Short exercise: Leaving out every picture, quote the data below exactly as it appears.

#### Given material ####

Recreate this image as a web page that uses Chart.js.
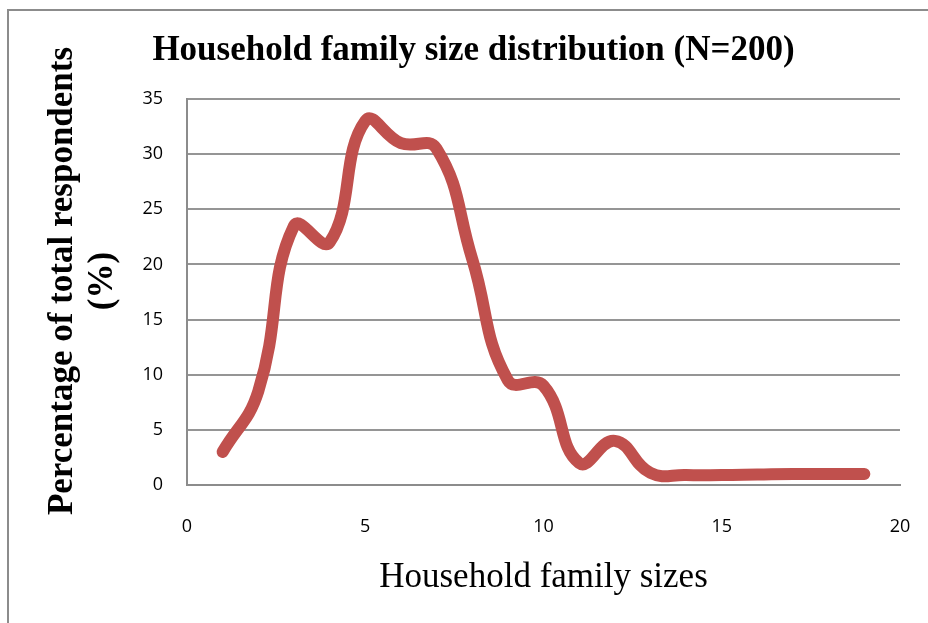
<!DOCTYPE html>
<html>
<head>
<meta charset="utf-8">
<title>Household family size distribution</title>
<script src="https://cdn.jsdelivr.net/npm/chart.js@4.4.1/dist/chart.umd.min.js"></script>
<style>
  html, body { margin: 0; padding: 0; background: #ffffff; overflow: hidden; }
  #wrap { position: relative; width: 928px; height: 623px; }
  #frame {
    position: absolute; left: 7px; top: 9px; width: 1000px; height: 1000px;
    border-left: 2px solid #8c8c8c; border-top: 2px solid #8c8c8c;
  }
  #chart { position: absolute; left: 0; top: 0; }
</style>
</head>
<body>
<div id="wrap">
  <div id="frame"></div>
  <canvas id="chart" width="928" height="623"></canvas>
</div>
<script>
// Household size (number of members) and share of respondents (%)
const familySize = [1, 2, 3, 4, 5, 6, 7, 8, 9, 10, 11, 12, 13, 14, 15, 16, 17, 18, 19];
const percentRespondents = [3, 8.5, 23.5, 22, 33, 31, 30.5, 20.5, 9.5, 9, 2, 4, 1.1, 0.9, 0.9, 0.95, 1, 1, 1];

const xTicks = [0, 5, 10, 15, 20];
const yTicks = [0, 5, 10, 15, 20, 25, 30, 35];

const chartTitle = 'Household family size distribution (N=200)';
const yTitleLines = ['Percentage of total respondents', '(%)'];
const xTitle = 'Household family sizes';

const serif = '"Liberation Serif", "Times New Roman", serif';
const sans = '"Open Sans", "Liberation Sans", sans-serif';
const gridGrey = '#959595';

// Main heading and the two-line rotated y-axis caption
const captionPlugin = {
  id: 'captions',
  afterDraw(chart) {
    const ctx = chart.ctx;
    const area = chart.chartArea;
    ctx.save();
    ctx.fillStyle = '#000000';
    ctx.font = 'bold 35px ' + serif;
    ctx.textAlign = 'center';
    ctx.textBaseline = 'alphabetic';
    ctx.fillText(chartTitle, 473.5, 60);

    const midY = (area.top + area.bottom) / 2 - 11;
    const baselines = [72, 112];
    yTitleLines.forEach((line, i) => {
      ctx.save();
      ctx.translate(baselines[i], midY);
      ctx.rotate(-Math.PI / 2);
      ctx.fillText(line, 0, 0);
      ctx.restore();
    });
    ctx.restore();
  }
};

const points = familySize.map((x, i) => ({ x: x, y: percentRespondents[i] }));

new Chart(document.getElementById('chart'), {
  type: 'line',
  data: {
    datasets: [{
      data: points,
      borderColor: '#C0504D',
      backgroundColor: '#C0504D',
      borderWidth: 12,
      borderCapStyle: 'round',
      borderJoinStyle: 'round',
      pointRadius: 0,
      pointHoverRadius: 0,
      tension: 0.45,
      fill: false
    }]
  },
  options: {
    responsive: false,
    animation: false,
    devicePixelRatio: 1,
    layout: { padding: { top: 99, right: 28, bottom: 0, left: 0 } },
    plugins: {
      legend: { display: false },
      title: { display: false },
      tooltip: { enabled: false }
    },
    scales: {
      x: {
        type: 'linear',
        min: 0,
        max: 20,
        afterFit(scale) {
          scale.height = 138;
          scale.paddingLeft = 0;
          scale.paddingRight = 0;
        },
        afterBuildTicks(scale) { scale.ticks = xTicks.map(v => ({ value: v })); },
        grid: { display: false, drawTicks: false },
        border: { display: true, color: '#8c8c8c', width: 2 },
        ticks: {
          padding: 31,
          color: '#000000',
          font: { family: sans, size: 18 },
          maxRotation: 0
        },
        title: {
          display: true,
          text: xTitle,
          color: '#000000',
          font: { family: serif, size: 35, lineHeight: 1.2 },
          padding: { top: 0, bottom: 24 }
        }
      },
      y: {
        type: 'linear',
        min: 0,
        max: 35,
        afterFit(scale) {
          scale.width = 187;
          scale.paddingTop = 0;
          scale.paddingBottom = 0;
        },
        afterBuildTicks(scale) { scale.ticks = yTicks.map(v => ({ value: v })); },
        grid: { color: gridGrey, lineWidth: 2, drawTicks: false },
        border: { display: true, color: '#8c8c8c', width: 2 },
        ticks: {
          padding: 24,
          color: '#000000',
          font: { family: sans, size: 18 }
        }
      }
    }
  },
  plugins: [captionPlugin]
});
</script>
</body>
</html>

####

Full solution:
Recreate this image as a web page that uses Chart.js.
<!DOCTYPE html>
<html>
<head>
<meta charset="utf-8">
<title>Household family size distribution</title>
<script src="https://cdn.jsdelivr.net/npm/chart.js@4.4.1/dist/chart.umd.min.js"></script>
<style>
  html, body { margin: 0; padding: 0; background: #ffffff; overflow: hidden; }
  #wrap { position: relative; width: 928px; height: 623px; }
  #frame {
    position: absolute; left: 7px; top: 9px; width: 1000px; height: 1000px;
    border-left: 2px solid #8c8c8c; border-top: 2px solid #8c8c8c;
  }
  #chart { position: absolute; left: 0; top: 0; }
</style>
</head>
<body>
<div id="wrap">
  <div id="frame"></div>
  <canvas id="chart" width="928" height="623"></canvas>
</div>
<script>
// Household size (number of members) and share of respondents (%)
const familySize = [1, 2, 3, 4, 5, 6, 7, 8, 9, 10, 11, 12, 13, 14, 15, 16, 17, 18, 19];
const percentRespondents = [3, 8.5, 23.5, 22, 33, 31, 30.5, 20.5, 9.5, 9, 2, 4, 1.1, 0.9, 0.9, 0.95, 1, 1, 1];

const xTicks = [0, 5, 10, 15, 20];
const yTicks = [0, 5, 10, 15, 20, 25, 30, 35];

const chartTitle = 'Household family size distribution (N=200)';
const yTitleLines = ['Percentage of total respondents', '(%)'];
const xTitle = 'Household family sizes';

const serif = '"Liberation Serif", "Times New Roman", serif';
const sans = '"Open Sans", "Liberation Sans", sans-serif';
const gridGrey = '#959595';

// Main heading and the two-line rotated y-axis caption
const captionPlugin = {
  id: 'captions',
  afterDraw(chart) {
    const ctx = chart.ctx;
    const area = chart.chartArea;
    ctx.save();
    ctx.fillStyle = '#000000';
    ctx.font = 'bold 35px ' + serif;
    ctx.textAlign = 'center';
    ctx.textBaseline = 'alphabetic';
    ctx.fillText(chartTitle, 473.5, 60);

    const midY = (area.top + area.bottom) / 2 - 11;
    const baselines = [72, 112];
    yTitleLines.forEach((line, i) => {
      ctx.save();
      ctx.translate(baselines[i], midY);
      ctx.rotate(-Math.PI / 2);
      ctx.fillText(line, 0, 0);
      ctx.restore();
    });
    ctx.restore();
  }
};

const points = familySize.map((x, i) => ({ x: x, y: percentRespondents[i] }));

new Chart(document.getElementById('chart'), {
  type: 'line',
  data: {
    datasets: [{
      data: points,
      borderColor: '#C0504D',
      backgroundColor: '#C0504D',
      borderWidth: 12,
      borderCapStyle: 'round',
      borderJoinStyle: 'round',
      pointRadius: 0,
      pointHoverRadius: 0,
      tension: 0.45,
      fill: false
    }]
  },
  options: {
    responsive: false,
    animation: false,
    devicePixelRatio: 1,
    layout: { padding: { top: 99, right: 28, bottom: 0, left: 0 } },
    plugins: {
      legend: { display: false },
      title: { display: false },
      tooltip: { enabled: false }
    },
    scales: {
      x: {
        type: 'linear',
        min: 0,
        max: 20,
        afterFit(scale) {
          scale.height = 138;
          scale.paddingLeft = 0;
          scale.paddingRight = 0;
        },
        afterBuildTicks(scale) { scale.ticks = xTicks.map(v => ({ value: v })); },
        grid: { display: false, drawTicks: false },
        border: { display: true, color: '#8c8c8c', width: 2 },
        ticks: {
          padding: 31,
          color: '#000000',
          font: { family: sans, size: 18 },
          maxRotation: 0
        },
        title: {
          display: true,
          text: xTitle,
          color: '#000000',
          font: { family: serif, size: 35, lineHeight: 1.2 },
          padding: { top: 0, bottom: 24 }
        }
      },
      y: {
        type: 'linear',
        min: 0,
        max: 35,
        afterFit(scale) {
          scale.width = 187;
          scale.paddingTop = 0;
          scale.paddingBottom = 0;
        },
        afterBuildTicks(scale) { scale.ticks = yTicks.map(v => ({ value: v })); },
        grid: { color: gridGrey, lineWidth: 2, drawTicks: false },
        border: { display: true, color: '#8c8c8c', width: 2 },
        ticks: {
          padding: 24,
          color: '#000000',
          font: { family: sans, size: 18 }
        }
      }
    }
  },
  plugins: [captionPlugin]
});
</script>
</body>
</html>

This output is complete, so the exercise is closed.